Call for reviving tradition

 

When asked what advice he would give to politicians in the US and Russia to prevent the crisis in bilateral relations from escalating further, the war veteran called for reviving the tradition of celebrations at the Spirit of the Elbe plaque at Arlington National Cemetery.

"Well, maybe the simple thing is, hey, let's have an April 25 get-together again. And let's do it. And our side has to be convinced too because telling the Russian Ambassador that he shouldn't go on to Arlington Cemetery was not the right decision, I don't think. I think that was a dumb decision," Cohn noted.

"I think we can find some military people who would be willing to remember World War Two days," he said. "They were not part of it. But they have studied history. And they understand that we were at those times allies. And I think that can be repaired, more easily than the relations. And that might be a good first step," Cohn emphasized.

He also lamented that sometimes, the US government had not even spent money on wreaths for the ceremonies held at the Spirit of the Elbe memorial. The war veteran said it was why he had decided to buy wreaths himself.

 

"They carried us around"

 

During the war, Frank Cohn served as an intelligence agent in the 12th US Army Group commanded by General Omar Bradley. According to Cohn, in April 1945, he was part of a big unit hunting Nazi war criminals, collecting evidence to bring them to trial and seizing buildings that could be of use to the American occupying force.

The war veteran confessed with a smile that he had tried to get out of the mission to establish contact with Soviet troops that his captain had been tasked with. "The captain was looking for a Russian speaker, couldn't find one.

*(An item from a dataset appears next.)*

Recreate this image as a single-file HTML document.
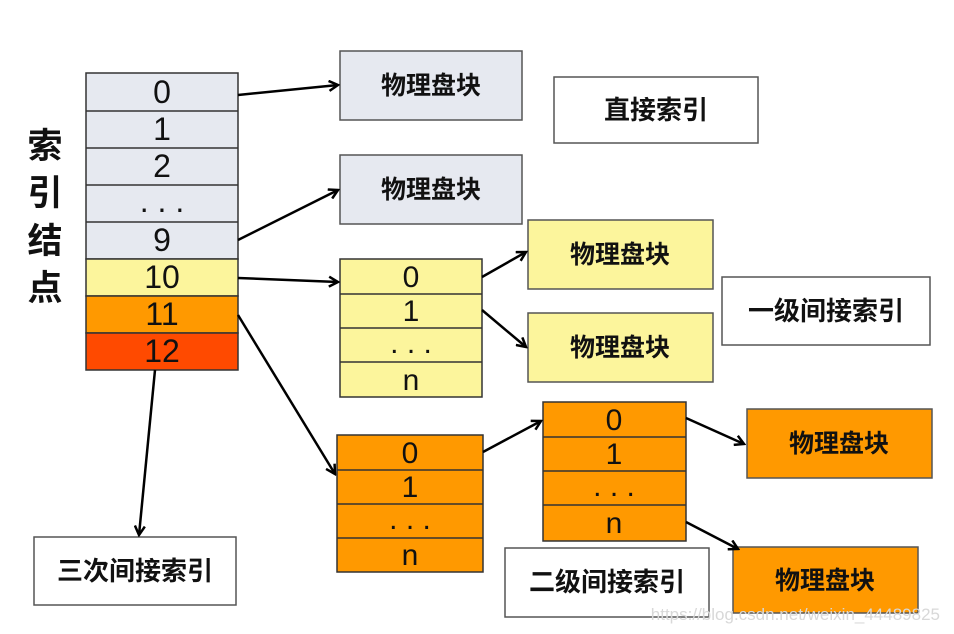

So he turns to me, he says, Cohn, you're my interpreter, come with me. I'm trying to get out of this. I said, Captain, I don't speak any Russian, I know one word ‘tovarisch,’ that's it, no more. He said, I don't care, carry the map," Cohn said, laughing.

This small group of US service members met with Russian troops after crossing the Elbe, near Magdeburg. "You cannot imagine the reception we received. I mean, they hugged us, they kissed us, they carried us around," Cohn, who was 19 at the time, recalled.

This was the first time he ever tried vodka, "I had some cigarettes and I was able to reciprocate," the veteran said. He added that American and Soviet troops invited each other to come over after the war.

In 2005 and 2010, Frank Cohn visited Moscow to attend Victory Day celebrations at the Russian government’s invitation. In 2010, he was awarded the Medal "65 Years of Victory in the Great Patriotic War," and in 2015, he was invited to the celebrations marking the 70th anniversary of the meeting on the Elbe. In 2020, Russian diplomats presented the Medal "For Strengthening Military Cooperation" to the American veteran.

The meeting between Soviet and American forces took place on the Elbe River on April 25, 1945, as units of the First US Army and the Soviet First Ukrainian Front linked up near the German town of Torgau.